## What is being asked
Write out the material exactly. Do not include the pictures.

**********

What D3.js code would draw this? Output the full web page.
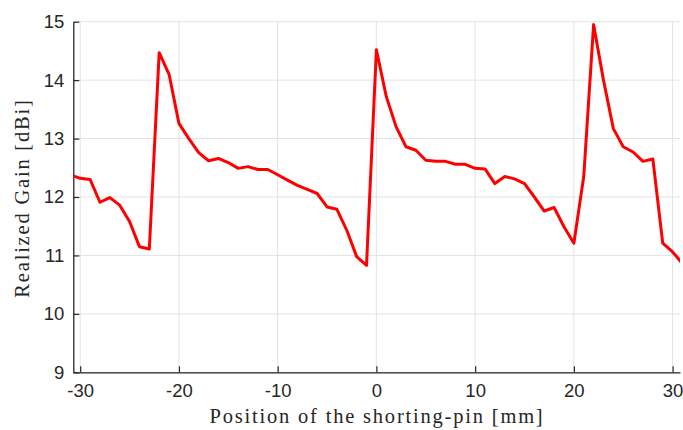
<!DOCTYPE html>
<html><head><meta charset="utf-8">
<script src="https://cdn.jsdelivr.net/npm/d3@7"></script>
<style>body{margin:0;background:#fff}svg{display:block}</style>
</head><body>
<script>
const positions = [-31,-30,-29,-28,-27,-26,-25,-24,-23,-22,-21,-20,-19,-18,-17,-16,-15,-14,-13,-12,-11,-10,-9,-8,-7,-6,-5,-4,-3,-2,-1,0,1,2,3,4,5,6,7,8,9,10,11,12,13,14,15,16,17,18,19,20,21,22,23,24,25,26,27,28,29,30,31];
const gain = [12.38,12.32,12.30,11.91,11.99,11.86,11.58,11.15,11.11,14.47,14.10,13.26,13.00,12.76,12.62,12.66,12.59,12.49,12.52,12.47,12.47,12.38,12.29,12.20,12.13,12.06,11.83,11.79,11.43,10.98,10.83,14.52,13.72,13.20,12.86,12.80,12.63,12.61,12.61,12.56,12.56,12.49,12.48,12.23,12.35,12.31,12.23,12.00,11.76,11.82,11.49,11.21,12.35,14.95,14.00,13.17,12.86,12.77,12.61,12.65,11.21,11.06,10.86];
const xTicks = [-30,-20,-10,0,10,20,30];
const yTicks = [9,10,11,12,13,14,15];

const W = 683, H = 430;
const m = {left:73.3, right:3, top:21.7, bottom:57.7};
const svg = d3.select("body").append("svg").attr("width",W).attr("height",H);
const x = d3.scaleLinear().domain([-30.7,30.75]).range([m.left, W-m.right]);
const y = d3.scaleLinear().domain([9,15]).range([H-m.bottom, m.top]);

svg.append("defs").append("clipPath").attr("id","clip")
  .append("rect").attr("x",m.left).attr("y",0).attr("width",W-m.right-m.left).attr("height",H);

const grid = svg.append("g");
grid.selectAll(".gx").data(xTicks).join("line")
  .attr("x1",d=>x(d)).attr("x2",d=>x(d)).attr("y1",y(9)).attr("y2",y(15))
  .attr("stroke","#e3e3e3").attr("stroke-width",1);
grid.selectAll(".gy").data(yTicks).join("line")
  .attr("x1",x.range()[0]).attr("x2",x.range()[1]).attr("y1",d=>y(d)).attr("y2",d=>y(d))
  .attr("stroke","#e3e3e3").attr("stroke-width",1);

const fontTick = "'Liberation Sans', Arial, sans-serif";
const xAxis = svg.append("g").attr("transform",`translate(0,${y(9)})`)
  .call(d3.axisBottom(x).tickValues(xTicks).tickSize(-6).tickPadding(12).tickSizeOuter(0).tickFormat(d3.format("d")));
const yAxis = svg.append("g").attr("transform",`translate(${m.left},0)`)
  .call(d3.axisLeft(y).tickValues(yTicks).tickSize(-6).tickPadding(9).tickSizeOuter(0).tickFormat(d3.format("d")));
[xAxis,yAxis].forEach(a=>{
  a.select(".domain").attr("stroke","#262626").attr("stroke-width",1.3);
  a.selectAll(".tick line").attr("stroke","#262626").attr("stroke-width",1.2);
  a.selectAll(".tick text").attr("fill","#262626").style("font-family",fontTick).style("font-size","18.5px");
});
xAxis.selectAll(".tick text").text(d=>d<0?"-"+Math.abs(d):d);

const line = d3.line().x((d,i)=>x(positions[i])).y(d=>y(d));
svg.append("path").datum(gain).attr("clip-path","url(#clip)")
  .attr("d",line).attr("fill","none").attr("stroke","#ff0000").attr("stroke-width",3).attr("stroke-linejoin","round");

const fontLabel = "'Liberation Serif', 'Times New Roman', serif";
svg.append("text").attr("x",377).attr("y",423).attr("text-anchor","middle")
  .style("font-family",fontLabel).style("font-size","20.5px").style("letter-spacing","1.8px").attr("fill","#262626")
  .text("Position of the shorting-pin [mm]");
svg.append("text").attr("transform","translate(29,198) rotate(-90)").attr("text-anchor","middle")
  .style("font-family",fontLabel).style("font-size","20.5px").style("letter-spacing","1.8px").attr("fill","#262626")
  .text("Realized Gain [dBi]");
</script>
</body></html>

**********

## Response below
What D3.js code would draw this? Output the full web page.
<!DOCTYPE html>
<html><head><meta charset="utf-8">
<script src="https://cdn.jsdelivr.net/npm/d3@7"></script>
<style>body{margin:0;background:#fff}svg{display:block}</style>
</head><body>
<script>
const positions = [-31,-30,-29,-28,-27,-26,-25,-24,-23,-22,-21,-20,-19,-18,-17,-16,-15,-14,-13,-12,-11,-10,-9,-8,-7,-6,-5,-4,-3,-2,-1,0,1,2,3,4,5,6,7,8,9,10,11,12,13,14,15,16,17,18,19,20,21,22,23,24,25,26,27,28,29,30,31];
const gain = [12.38,12.32,12.30,11.91,11.99,11.86,11.58,11.15,11.11,14.47,14.10,13.26,13.00,12.76,12.62,12.66,12.59,12.49,12.52,12.47,12.47,12.38,12.29,12.20,12.13,12.06,11.83,11.79,11.43,10.98,10.83,14.52,13.72,13.20,12.86,12.80,12.63,12.61,12.61,12.56,12.56,12.49,12.48,12.23,12.35,12.31,12.23,12.00,11.76,11.82,11.49,11.21,12.35,14.95,14.00,13.17,12.86,12.77,12.61,12.65,11.21,11.06,10.86];
const xTicks = [-30,-20,-10,0,10,20,30];
const yTicks = [9,10,11,12,13,14,15];

const W = 683, H = 430;
const m = {left:73.3, right:3, top:21.7, bottom:57.7};
const svg = d3.select("body").append("svg").attr("width",W).attr("height",H);
const x = d3.scaleLinear().domain([-30.7,30.75]).range([m.left, W-m.right]);
const y = d3.scaleLinear().domain([9,15]).range([H-m.bottom, m.top]);

svg.append("defs").append("clipPath").attr("id","clip")
  .append("rect").attr("x",m.left).attr("y",0).attr("width",W-m.right-m.left).attr("height",H);

const grid = svg.append("g");
grid.selectAll(".gx").data(xTicks).join("line")
  .attr("x1",d=>x(d)).attr("x2",d=>x(d)).attr("y1",y(9)).attr("y2",y(15))
  .attr("stroke","#e3e3e3").attr("stroke-width",1);
grid.selectAll(".gy").data(yTicks).join("line")
  .attr("x1",x.range()[0]).attr("x2",x.range()[1]).attr("y1",d=>y(d)).attr("y2",d=>y(d))
  .attr("stroke","#e3e3e3").attr("stroke-width",1);

const fontTick = "'Liberation Sans', Arial, sans-serif";
const xAxis = svg.append("g").attr("transform",`translate(0,${y(9)})`)
  .call(d3.axisBottom(x).tickValues(xTicks).tickSize(-6).tickPadding(12).tickSizeOuter(0).tickFormat(d3.format("d")));
const yAxis = svg.append("g").attr("transform",`translate(${m.left},0)`)
  .call(d3.axisLeft(y).tickValues(yTicks).tickSize(-6).tickPadding(9).tickSizeOuter(0).tickFormat(d3.format("d")));
[xAxis,yAxis].forEach(a=>{
  a.select(".domain").attr("stroke","#262626").attr("stroke-width",1.3);
  a.selectAll(".tick line").attr("stroke","#262626").attr("stroke-width",1.2);
  a.selectAll(".tick text").attr("fill","#262626").style("font-family",fontTick).style("font-size","18.5px");
});
xAxis.selectAll(".tick text").text(d=>d<0?"-"+Math.abs(d):d);

const line = d3.line().x((d,i)=>x(positions[i])).y(d=>y(d));
svg.append("path").datum(gain).attr("clip-path","url(#clip)")
  .attr("d",line).attr("fill","none").attr("stroke","#ff0000").attr("stroke-width",3).attr("stroke-linejoin","round");

const fontLabel = "'Liberation Serif', 'Times New Roman', serif";
svg.append("text").attr("x",377).attr("y",423).attr("text-anchor","middle")
  .style("font-family",fontLabel).style("font-size","20.5px").style("letter-spacing","1.8px").attr("fill","#262626")
  .text("Position of the shorting-pin [mm]");
svg.append("text").attr("transform","translate(29,198) rotate(-90)").attr("text-anchor","middle")
  .style("font-family",fontLabel).style("font-size","20.5px").style("letter-spacing","1.8px").attr("fill","#262626")
  .text("Realized Gain [dBi]");
</script>
</body></html>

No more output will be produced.